Rosa Balistreri (1927-1990)
Meter in “Cu Ti Lu Dissi”
- Listen to “Cu Ti Lu Dissi,” Track 5.06, and create different movements to illustrate the 3/4 meter: STRONG-weak-weak, STRONG-weak-weak. You can use swaying, hand motions, foot work, and levels (e.g., down and up).
- Explore the basic rhythm played by the tamburello, Track 5.11. Note that there are two different rhythms, both in groups of three. Each measure is divided into three quarter notes. In the last measure, each quarter note is divided into triplets.

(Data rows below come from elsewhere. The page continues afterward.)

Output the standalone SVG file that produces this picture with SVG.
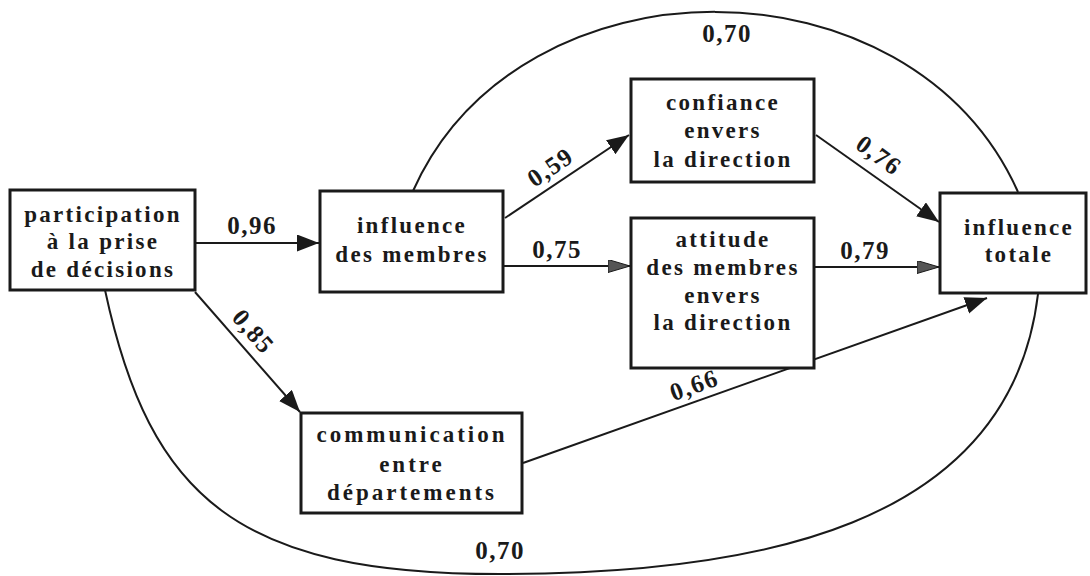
<svg xmlns="http://www.w3.org/2000/svg" width="1090" height="576" viewBox="0 0 1090 576">
<style>
  .box{fill:#fff;stroke:#1a1a1a;stroke-width:3}
  .t{font-family:"Liberation Serif","Times New Roman",serif;font-weight:bold;font-size:23px;letter-spacing:2.3px;fill:#1a1a1a;text-anchor:middle}
  .n{font-family:"Liberation Serif","Times New Roman",serif;font-weight:bold;font-size:25px;letter-spacing:1.5px;fill:#1a1a1a;text-anchor:middle}
  .c{fill:none;stroke:#1a1a1a;stroke-width:2}
</style>
<defs>
  <marker id="ah" markerUnits="userSpaceOnUse" markerWidth="24" markerHeight="18" refX="22" refY="8.5" orient="auto">
    <path d="M0,0 L22,8.5 L0,17 z" fill="#1a1a1a"/>
  </marker>
  <marker id="ahs" markerUnits="userSpaceOnUse" markerWidth="24" markerHeight="14" refX="22" refY="6.5" orient="auto">
    <path d="M0,0 L22,6.5 L0,13 z" fill="#555" stroke="#1a1a1a" stroke-width="1"/>
  </marker>
</defs>
<rect width="1090" height="576" fill="#fff"/>
<g id="connectors">
  <path class="c" d="M413,191 C520,-48 910,-48 1018,192"/>
  <path class="c" d="M105,290 C150,500 240,574 500,574 C750,574 1010,530 1038,294"/>
  <line class="c" x1="195" y1="243" x2="319" y2="243" marker-end="url(#ah)"/>
  <line class="c" x1="505" y1="218" x2="629" y2="135" marker-end="url(#ah)"/>
  <line class="c" x1="503" y1="266" x2="630" y2="266" marker-end="url(#ahs)"/>
  <line class="c" x1="816" y1="135" x2="939" y2="222" marker-end="url(#ah)"/>
  <line class="c" x1="814" y1="267" x2="939" y2="267" marker-end="url(#ahs)"/>
  <line class="c" x1="523" y1="463" x2="987" y2="298" marker-end="url(#ah)"/>
  <line class="c" x1="195" y1="292" x2="300" y2="412" marker-end="url(#ah)"/>
  <text class="n" x="727" y="42">0,70</text>
  <text class="n" x="500" y="559">0,70</text>
  <text class="n" x="252" y="234">0,96</text>
  <text class="n" x="557" y="258">0,75</text>
  <text class="n" x="865" y="259">0,79</text>
  <text class="n" transform="translate(555,174) rotate(-34)">0,59</text>
  <text class="n" transform="translate(874,162) rotate(36)">0,76</text>
  <text class="n" transform="translate(697,393) rotate(-19.6)">0,66</text>
  <text class="n" transform="translate(247,337) rotate(49)">0,85</text>
</g>
<g id="participation">
  <rect class="box" x="10" y="190" width="185" height="100"/>
  <text class="t" x="103" y="222">participation</text>
  <text class="t" x="103" y="249">à la prise</text>
  <text class="t" x="103" y="277">de décisions</text>
</g>
<g id="influence-membres">
  <rect class="box" x="320" y="191" width="183" height="101"/>
  <text class="t" x="412" y="233">influence</text>
  <text class="t" x="412" y="262">des membres</text>
</g>
<g id="confiance">
  <rect class="box" x="631" y="79" width="183" height="103"/>
  <text class="t" x="723" y="110">confiance</text>
  <text class="t" x="723" y="138">envers</text>
  <text class="t" x="723" y="167">la direction</text>
</g>
<g id="attitude">
  <rect class="box" x="631" y="218" width="183" height="150"/>
  <text class="t" x="723" y="247">attitude</text>
  <text class="t" x="723" y="275">des membres</text>
  <text class="t" x="723" y="303">envers</text>
  <text class="t" x="723" y="330">la direction</text>
</g>
<g id="influence-totale">
  <rect class="box" x="940" y="193" width="146" height="100"/>
  <text class="t" x="1019" y="235">influence</text>
  <text class="t" x="1019" y="262">totale</text>
</g>
<g id="communication">
  <rect class="box" x="301" y="413" width="221" height="100"/>
  <text class="t" x="412" y="442" style="letter-spacing:3px">communication</text>
  <text class="t" x="412" y="472" style="letter-spacing:3px">entre</text>
  <text class="t" x="412" y="500" style="letter-spacing:3px">départements</text>
</g>
</svg>
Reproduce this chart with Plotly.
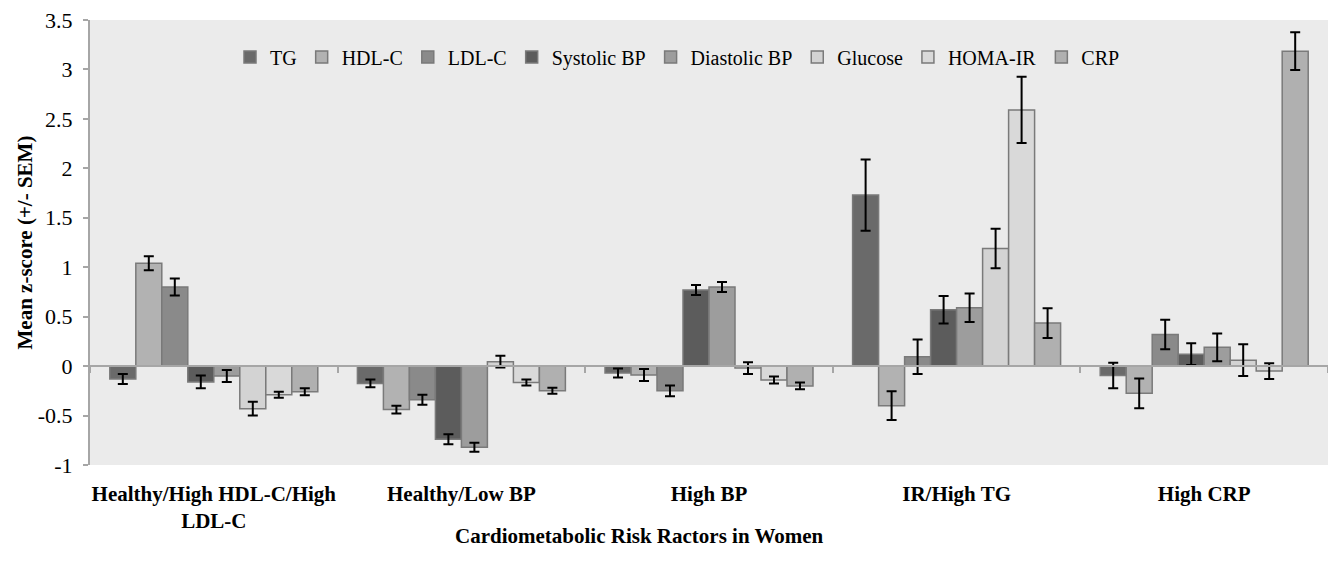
import plotly.graph_objects as go

categories = ["Healthy/High HDL-C/High<br>LDL-C", "Healthy/Low BP", "High BP", "IR/High TG", "High CRP"]

series_names = ["TG", "HDL-C", "LDL-C", "Systolic BP", "Diastolic BP", "Glucose", "HOMA-IR", "CRP"]

tg = [-0.13, -0.175, -0.07, 1.73, -0.095]
tg_err = [0.05, 0.04, 0.045, 0.36, 0.13]
hdl = [1.04, -0.44, -0.09, -0.40, -0.275]
hdl_err = [0.07, 0.04, 0.06, 0.145, 0.15]
ldl = [0.80, -0.34, -0.25, 0.095, 0.32]
ldl_err = [0.085, 0.05, 0.055, 0.175, 0.15]
sbp = [-0.16, -0.74, 0.77, 0.57, 0.12]
sbp_err = [0.065, 0.05, 0.05, 0.14, 0.11]
dbp = [-0.10, -0.82, 0.80, 0.59, 0.19]
dbp_err = [0.06, 0.045, 0.05, 0.145, 0.14]
glucose = [-0.43, 0.045, -0.02, 1.19, 0.06]
glucose_err = [0.07, 0.06, 0.06, 0.20, 0.16]
homa = [-0.29, -0.165, -0.14, 2.59, -0.05]
homa_err = [0.03, 0.03, 0.035, 0.335, 0.08]
crp = [-0.26, -0.25, -0.20, 0.435, 3.185]
crp_err = [0.035, 0.03, 0.035, 0.15, 0.19]

values = [tg, hdl, ldl, sbp, dbp, glucose, homa, crp]
errors = [tg_err, hdl_err, ldl_err, sbp_err, dbp_err, glucose_err, homa_err, crp_err]
colors = ["#6a6a6a", "#b2b2b2", "#8a8a8a", "#5c5c5c", "#9d9d9d", "#d3d3d3", "#d9d9d9", "#b0b0b0"]

y_tickvals = [-1, -0.5, 0, 0.5, 1, 1.5, 2, 2.5, 3, 3.5]
y_ticktext = ["-1", "-0.5", "0", "0.5", "1", "1.5", "2", "2.5", "3", "3.5"]

FONT = "Liberation Serif"

fig = go.Figure()
for name, vals, errs, col in zip(series_names, values, errors, colors):
    fig.add_trace(go.Bar(
        name=name, x=categories, y=vals,
        marker=dict(color=col, line=dict(color="#7a7a7a", width=1.5)),
        error_y=dict(type="data", array=errs, visible=True, color="#000000", thickness=2, width=5),
    ))

# invisible trace to carry the zero-crossing category axis
fig.add_trace(go.Scatter(x=categories, y=[0] * len(categories), xaxis="x2", mode="markers",
                         marker=dict(opacity=0), showlegend=False, hoverinfo="skip"))

fig.update_layout(
    width=1336, height=576,
    margin=dict(l=82, r=16, t=12, b=119, autoexpand=False),
    paper_bgcolor="#ffffff",
    plot_bgcolor="#ebebeb",
    barmode="group",
    bargap=0.16,
    bargroupgap=0,
    font=dict(family=FONT, color="#000000", size=20),
    showlegend=True,
    legend=dict(orientation="h", x=(230 - 90) / 1238, xanchor="left", y=0.917, yanchor="middle",
                bgcolor="rgba(0,0,0,0)", font=dict(family=FONT, size=20, color="#000000"),
                itemwidth=30, traceorder="normal"),
    xaxis=dict(type="category", categoryorder="array", categoryarray=categories,
               showline=False, ticks="", showgrid=False, zeroline=False, automargin=False,
               tickfont=dict(family=FONT, size=21, color="#000000", weight="bold"),
               ticklabelstandoff=14, ticklabeloverflow="allow"),
    xaxis2=dict(type="category", categoryorder="array", categoryarray=categories,
                overlaying="x", matches="x", anchor="free", position=1 / 4.5,
                showline=True, linecolor="#a6a6a6", linewidth=2, automargin=False,
                ticks="outside", tickson="boundaries", ticklen=6, tickcolor="#a6a6a6", tickwidth=2,
                showticklabels=False, showgrid=False, zeroline=False),
    yaxis=dict(range=[-1, 3.5], tickvals=y_tickvals, ticktext=y_ticktext,
               showline=True, linecolor="#a6a6a6", linewidth=2, automargin=False,
               ticks="outside", ticklen=5, tickcolor="#a6a6a6", tickwidth=2,
               showgrid=False, zeroline=False,
               tickfont=dict(family=FONT, size=22, color="#000000"),
               ticklabelstandoff=6, ticklabeloverflow="allow"),
    annotations=[
        dict(text="<b>Mean z-score (+/- SEM)</b>", textangle=-90, xref="paper", yref="paper",
             x=(24 - 90) / 1238, y=0.5, xanchor="center", yanchor="middle", showarrow=False,
             font=dict(family=FONT, size=21, color="#000000")),
        dict(text="<b>Cardiometabolic Risk Ractors in Women</b>", xref="paper", yref="paper",
             x=(639 - 90) / 1238, y=-(536 - 465) / 445, xanchor="center", yanchor="middle",
             showarrow=False, font=dict(family=FONT, size=21, color="#000000")),
    ],
)

fig.write_html("out.html")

- Using the Basic tamburello rhythm, Track 5.11 as a guide, play the tamburello rhythm, starting out slow and speeding up. Once students have practiced the basic rhythm, they can experiment with improvising as the tamburello traditionally does.
- Use the quarter notes and triplets as the two building blocks, varying the number of quarter notes and the number of triplet sets.
- The tamburello rhythm with variations, Track 5.12, demonstrates this activity.
- The improvised tamburello rhythms, Track 5.13, demonstrates a more elaborate improvisation.
Waltz to “Cu Ti Lu Dissi”
- Sicilian folk music is often accompanied by dancing. “Cu Ti Lu Dissi” is a waltz, which is a dance form found in many cultures.
- A waltz is a dance in 3/4. Beat 1 is strong and beats 2 and 3 are weak.
- Learn a basic waltz step. Students will step down on the strong beat and up on the weak beats (DOWN-up-up): Ask students to form a circle.
- Beat 1 (DOWN): Step forward on your right foot and bend your knee as you plant your foot down.
- Beat 2 (up): Bring your left foot to meet your right, stepping on your tiptoes.
- Beat 3 (up): Step on tiptoes in place on your right foot.
- Repeat the three steps beginning with your left foot.
- Once students are comfortable with the movement and can do it up to speed, play “Cu Ti Lu Dissi,” Track 5.07
- If they master the waltz moving in a circle, try it paired up.
Creative Extension: Sicilian Folk Instruments
Using SG33, students will learn about four instruments that characterize Sicilian folk music. Read the descriptions of each instrument and discuss them with your students. Listen to an example of each instrument using Tracks 5.14-5.17.
Creative Extension: Learn About Sicily
Literacy Extension: Strega Nona
Strega Nona by Tomie dePaola tells the story of a grandmother witch with an enchanted pasta pot. When her helper, Big Anthony, decides to use the pasta pot against her wishes, things get out of hand!
Musical Word Wall
Add the words meter and waltz to the Musical Word Wall.